## EXERCISE MATERIAL
====

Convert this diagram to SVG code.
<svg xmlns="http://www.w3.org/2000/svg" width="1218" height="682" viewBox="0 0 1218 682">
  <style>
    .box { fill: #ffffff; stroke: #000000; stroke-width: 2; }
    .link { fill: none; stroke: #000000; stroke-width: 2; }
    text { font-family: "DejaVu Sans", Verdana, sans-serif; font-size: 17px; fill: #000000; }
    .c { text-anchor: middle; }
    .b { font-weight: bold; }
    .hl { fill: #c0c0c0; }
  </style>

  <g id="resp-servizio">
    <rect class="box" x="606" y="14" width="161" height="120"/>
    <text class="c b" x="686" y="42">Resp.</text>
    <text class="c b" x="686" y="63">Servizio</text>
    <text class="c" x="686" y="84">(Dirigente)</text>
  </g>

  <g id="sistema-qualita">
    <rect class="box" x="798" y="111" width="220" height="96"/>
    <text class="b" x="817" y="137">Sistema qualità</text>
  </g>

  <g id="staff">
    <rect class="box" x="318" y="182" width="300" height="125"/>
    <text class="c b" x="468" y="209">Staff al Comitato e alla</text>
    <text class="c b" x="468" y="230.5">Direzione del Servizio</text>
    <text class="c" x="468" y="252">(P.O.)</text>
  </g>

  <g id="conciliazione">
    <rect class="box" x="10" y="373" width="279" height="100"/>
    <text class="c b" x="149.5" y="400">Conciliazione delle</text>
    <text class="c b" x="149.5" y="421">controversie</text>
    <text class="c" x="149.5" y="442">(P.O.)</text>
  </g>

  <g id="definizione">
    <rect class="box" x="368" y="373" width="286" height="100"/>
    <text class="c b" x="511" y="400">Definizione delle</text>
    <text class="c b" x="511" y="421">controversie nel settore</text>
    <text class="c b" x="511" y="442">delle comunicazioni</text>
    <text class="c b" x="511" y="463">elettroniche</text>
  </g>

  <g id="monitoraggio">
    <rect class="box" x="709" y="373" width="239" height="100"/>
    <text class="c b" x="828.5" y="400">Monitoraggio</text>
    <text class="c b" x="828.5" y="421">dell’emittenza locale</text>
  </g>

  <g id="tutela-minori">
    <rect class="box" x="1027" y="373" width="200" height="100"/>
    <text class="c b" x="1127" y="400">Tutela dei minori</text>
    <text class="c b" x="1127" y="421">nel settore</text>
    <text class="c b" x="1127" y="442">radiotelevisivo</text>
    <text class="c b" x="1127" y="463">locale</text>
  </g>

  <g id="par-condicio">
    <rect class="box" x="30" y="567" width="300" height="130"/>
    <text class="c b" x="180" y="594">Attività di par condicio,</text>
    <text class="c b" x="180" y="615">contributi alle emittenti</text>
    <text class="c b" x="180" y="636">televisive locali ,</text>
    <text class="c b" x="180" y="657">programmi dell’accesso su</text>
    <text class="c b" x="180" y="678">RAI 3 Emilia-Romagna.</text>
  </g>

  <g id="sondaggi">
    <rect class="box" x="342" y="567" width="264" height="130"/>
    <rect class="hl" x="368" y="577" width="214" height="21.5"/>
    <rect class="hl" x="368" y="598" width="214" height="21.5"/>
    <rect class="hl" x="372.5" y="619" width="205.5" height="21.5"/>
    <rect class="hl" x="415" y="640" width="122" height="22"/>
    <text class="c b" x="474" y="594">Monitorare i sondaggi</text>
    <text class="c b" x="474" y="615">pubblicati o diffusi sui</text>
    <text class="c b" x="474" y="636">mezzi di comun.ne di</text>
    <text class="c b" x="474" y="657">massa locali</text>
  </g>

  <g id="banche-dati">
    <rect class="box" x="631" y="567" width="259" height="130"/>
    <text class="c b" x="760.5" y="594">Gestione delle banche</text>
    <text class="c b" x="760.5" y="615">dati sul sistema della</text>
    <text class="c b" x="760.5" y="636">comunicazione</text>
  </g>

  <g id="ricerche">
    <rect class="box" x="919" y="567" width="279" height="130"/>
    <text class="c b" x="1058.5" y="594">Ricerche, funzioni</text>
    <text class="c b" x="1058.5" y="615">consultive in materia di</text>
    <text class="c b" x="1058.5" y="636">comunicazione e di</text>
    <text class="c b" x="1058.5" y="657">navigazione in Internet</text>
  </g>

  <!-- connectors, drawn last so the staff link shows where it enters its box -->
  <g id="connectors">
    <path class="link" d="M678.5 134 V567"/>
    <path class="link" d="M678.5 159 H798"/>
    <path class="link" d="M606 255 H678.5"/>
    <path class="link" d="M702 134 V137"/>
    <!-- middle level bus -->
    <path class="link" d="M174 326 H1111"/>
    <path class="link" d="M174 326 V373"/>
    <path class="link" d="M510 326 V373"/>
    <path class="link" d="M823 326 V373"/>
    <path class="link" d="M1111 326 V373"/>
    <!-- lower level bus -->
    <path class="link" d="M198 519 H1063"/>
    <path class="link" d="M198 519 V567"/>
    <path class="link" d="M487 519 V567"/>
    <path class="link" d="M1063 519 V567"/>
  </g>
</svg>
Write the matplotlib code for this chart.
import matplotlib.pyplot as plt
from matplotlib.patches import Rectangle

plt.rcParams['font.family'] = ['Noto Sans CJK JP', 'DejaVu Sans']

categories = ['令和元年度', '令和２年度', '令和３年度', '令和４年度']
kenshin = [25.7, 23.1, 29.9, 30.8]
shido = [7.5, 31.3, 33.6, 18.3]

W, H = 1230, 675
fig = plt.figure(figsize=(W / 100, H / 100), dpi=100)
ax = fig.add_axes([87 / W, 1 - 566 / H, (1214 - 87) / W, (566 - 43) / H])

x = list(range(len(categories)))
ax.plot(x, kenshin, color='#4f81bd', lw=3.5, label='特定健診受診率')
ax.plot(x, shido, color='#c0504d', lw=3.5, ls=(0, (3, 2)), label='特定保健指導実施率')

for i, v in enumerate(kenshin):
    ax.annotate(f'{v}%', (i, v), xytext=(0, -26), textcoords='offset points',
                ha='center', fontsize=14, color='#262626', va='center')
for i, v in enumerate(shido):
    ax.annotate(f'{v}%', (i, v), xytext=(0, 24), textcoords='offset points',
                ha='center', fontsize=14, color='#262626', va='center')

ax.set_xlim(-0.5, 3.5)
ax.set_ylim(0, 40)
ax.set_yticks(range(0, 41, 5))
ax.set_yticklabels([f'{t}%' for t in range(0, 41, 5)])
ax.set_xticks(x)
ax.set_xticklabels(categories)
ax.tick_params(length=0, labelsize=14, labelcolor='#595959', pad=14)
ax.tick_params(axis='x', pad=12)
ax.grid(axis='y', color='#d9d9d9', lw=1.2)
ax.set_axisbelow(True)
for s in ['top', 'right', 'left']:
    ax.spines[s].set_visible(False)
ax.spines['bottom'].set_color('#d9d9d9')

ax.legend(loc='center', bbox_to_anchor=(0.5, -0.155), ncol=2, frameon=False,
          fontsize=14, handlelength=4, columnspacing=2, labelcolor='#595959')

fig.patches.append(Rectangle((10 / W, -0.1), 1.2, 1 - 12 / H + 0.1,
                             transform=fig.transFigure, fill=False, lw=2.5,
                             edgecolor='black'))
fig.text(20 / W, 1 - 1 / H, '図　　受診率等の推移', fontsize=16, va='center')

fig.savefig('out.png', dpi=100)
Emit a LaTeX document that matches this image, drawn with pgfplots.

====

## YOUR INSTRUCTIONS
Retype the entries one by one, exactly.

## EXERCISE RESULT
Convert this diagram to SVG code.
<svg xmlns="http://www.w3.org/2000/svg" width="1218" height="682" viewBox="0 0 1218 682">
  <style>
    .box { fill: #ffffff; stroke: #000000; stroke-width: 2; }
    .link { fill: none; stroke: #000000; stroke-width: 2; }
    text { font-family: "DejaVu Sans", Verdana, sans-serif; font-size: 17px; fill: #000000; }
    .c { text-anchor: middle; }
    .b { font-weight: bold; }
    .hl { fill: #c0c0c0; }
  </style>

  <g id="resp-servizio">
    <rect class="box" x="606" y="14" width="161" height="120"/>
    <text class="c b" x="686" y="42">Resp.</text>
    <text class="c b" x="686" y="63">Servizio</text>
    <text class="c" x="686" y="84">(Dirigente)</text>
  </g>

  <g id="sistema-qualita">
    <rect class="box" x="798" y="111" width="220" height="96"/>
    <text class="b" x="817" y="137">Sistema qualità</text>
  </g>

  <g id="staff">
    <rect class="box" x="318" y="182" width="300" height="125"/>
    <text class="c b" x="468" y="209">Staff al Comitato e alla</text>
    <text class="c b" x="468" y="230.5">Direzione del Servizio</text>
    <text class="c" x="468" y="252">(P.O.)</text>
  </g>

  <g id="conciliazione">
    <rect class="box" x="10" y="373" width="279" height="100"/>
    <text class="c b" x="149.5" y="400">Conciliazione delle</text>
    <text class="c b" x="149.5" y="421">controversie</text>
    <text class="c" x="149.5" y="442">(P.O.)</text>
  </g>

  <g id="definizione">
    <rect class="box" x="368" y="373" width="286" height="100"/>
    <text class="c b" x="511" y="400">Definizione delle</text>
    <text class="c b" x="511" y="421">controversie nel settore</text>
    <text class="c b" x="511" y="442">delle comunicazioni</text>
    <text class="c b" x="511" y="463">elettroniche</text>
  </g>

  <g id="monitoraggio">
    <rect class="box" x="709" y="373" width="239" height="100"/>
    <text class="c b" x="828.5" y="400">Monitoraggio</text>
    <text class="c b" x="828.5" y="421">dell’emittenza locale</text>
  </g>

  <g id="tutela-minori">
    <rect class="box" x="1027" y="373" width="200" height="100"/>
    <text class="c b" x="1127" y="400">Tutela dei minori</text>
    <text class="c b" x="1127" y="421">nel settore</text>
    <text class="c b" x="1127" y="442">radiotelevisivo</text>
    <text class="c b" x="1127" y="463">locale</text>
  </g>

  <g id="par-condicio">
    <rect class="box" x="30" y="567" width="300" height="130"/>
    <text class="c b" x="180" y="594">Attività di par condicio,</text>
    <text class="c b" x="180" y="615">contributi alle emittenti</text>
    <text class="c b" x="180" y="636">televisive locali ,</text>
    <text class="c b" x="180" y="657">programmi dell’accesso su</text>
    <text class="c b" x="180" y="678">RAI 3 Emilia-Romagna.</text>
  </g>

  <g id="sondaggi">
    <rect class="box" x="342" y="567" width="264" height="130"/>
    <rect class="hl" x="368" y="577" width="214" height="21.5"/>
    <rect class="hl" x="368" y="598" width="214" height="21.5"/>
    <rect class="hl" x="372.5" y="619" width="205.5" height="21.5"/>
    <rect class="hl" x="415" y="640" width="122" height="22"/>
    <text class="c b" x="474" y="594">Monitorare i sondaggi</text>
    <text class="c b" x="474" y="615">pubblicati o diffusi sui</text>
    <text class="c b" x="474" y="636">mezzi di comun.ne di</text>
    <text class="c b" x="474" y="657">massa locali</text>
  </g>

  <g id="banche-dati">
    <rect class="box" x="631" y="567" width="259" height="130"/>
    <text class="c b" x="760.5" y="594">Gestione delle banche</text>
    <text class="c b" x="760.5" y="615">dati sul sistema della</text>
    <text class="c b" x="760.5" y="636">comunicazione</text>
  </g>

  <g id="ricerche">
    <rect class="box" x="919" y="567" width="279" height="130"/>
    <text class="c b" x="1058.5" y="594">Ricerche, funzioni</text>
    <text class="c b" x="1058.5" y="615">consultive in materia di</text>
    <text class="c b" x="1058.5" y="636">comunicazione e di</text>
    <text class="c b" x="1058.5" y="657">navigazione in Internet</text>
  </g>

  <!-- connectors, drawn last so the staff link shows where it enters its box -->
  <g id="connectors">
    <path class="link" d="M678.5 134 V567"/>
    <path class="link" d="M678.5 159 H798"/>
    <path class="link" d="M606 255 H678.5"/>
    <path class="link" d="M702 134 V137"/>
    <!-- middle level bus -->
    <path class="link" d="M174 326 H1111"/>
    <path class="link" d="M174 326 V373"/>
    <path class="link" d="M510 326 V373"/>
    <path class="link" d="M823 326 V373"/>
    <path class="link" d="M1111 326 V373"/>
    <!-- lower level bus -->
    <path class="link" d="M198 519 H1063"/>
    <path class="link" d="M198 519 V567"/>
    <path class="link" d="M487 519 V567"/>
    <path class="link" d="M1063 519 V567"/>
  </g>
</svg>
Write the matplotlib code for this chart.
import matplotlib.pyplot as plt
from matplotlib.patches import Rectangle

plt.rcParams['font.family'] = ['Noto Sans CJK JP', 'DejaVu Sans']

categories = ['令和元年度', '令和２年度', '令和３年度', '令和４年度']
kenshin = [25.7, 23.1, 29.9, 30.8]
shido = [7.5, 31.3, 33.6, 18.3]

W, H = 1230, 675
fig = plt.figure(figsize=(W / 100, H / 100), dpi=100)
ax = fig.add_axes([87 / W, 1 - 566 / H, (1214 - 87) / W, (566 - 43) / H])

x = list(range(len(categories)))
ax.plot(x, kenshin, color='#4f81bd', lw=3.5, label='特定健診受診率')
ax.plot(x, shido, color='#c0504d', lw=3.5, ls=(0, (3, 2)), label='特定保健指導実施率')

for i, v in enumerate(kenshin):
    ax.annotate(f'{v}%', (i, v), xytext=(0, -26), textcoords='offset points',
                ha='center', fontsize=14, color='#262626', va='center')
for i, v in enumerate(shido):
    ax.annotate(f'{v}%', (i, v), xytext=(0, 24), textcoords='offset points',
                ha='center', fontsize=14, color='#262626', va='center')

ax.set_xlim(-0.5, 3.5)
ax.set_ylim(0, 40)
ax.set_yticks(range(0, 41, 5))
ax.set_yticklabels([f'{t}%' for t in range(0, 41, 5)])
ax.set_xticks(x)
ax.set_xticklabels(categories)
ax.tick_params(length=0, labelsize=14, labelcolor='#595959', pad=14)
ax.tick_params(axis='x', pad=12)
ax.grid(axis='y', color='#d9d9d9', lw=1.2)
ax.set_axisbelow(True)
for s in ['top', 'right', 'left']:
    ax.spines[s].set_visible(False)
ax.spines['bottom'].set_color('#d9d9d9')

ax.legend(loc='center', bbox_to_anchor=(0.5, -0.155), ncol=2, frameon=False,
          fontsize=14, handlelength=4, columnspacing=2, labelcolor='#595959')

fig.patches.append(Rectangle((10 / W, -0.1), 1.2, 1 - 12 / H + 0.1,
                             transform=fig.transFigure, fill=False, lw=2.5,
                             edgecolor='black'))
fig.text(20 / W, 1 - 1 / H, '図　　受診率等の推移', fontsize=16, va='center')

fig.savefig('out.png', dpi=100)
Emit a LaTeX document that matches this image, drawn with pgfplots.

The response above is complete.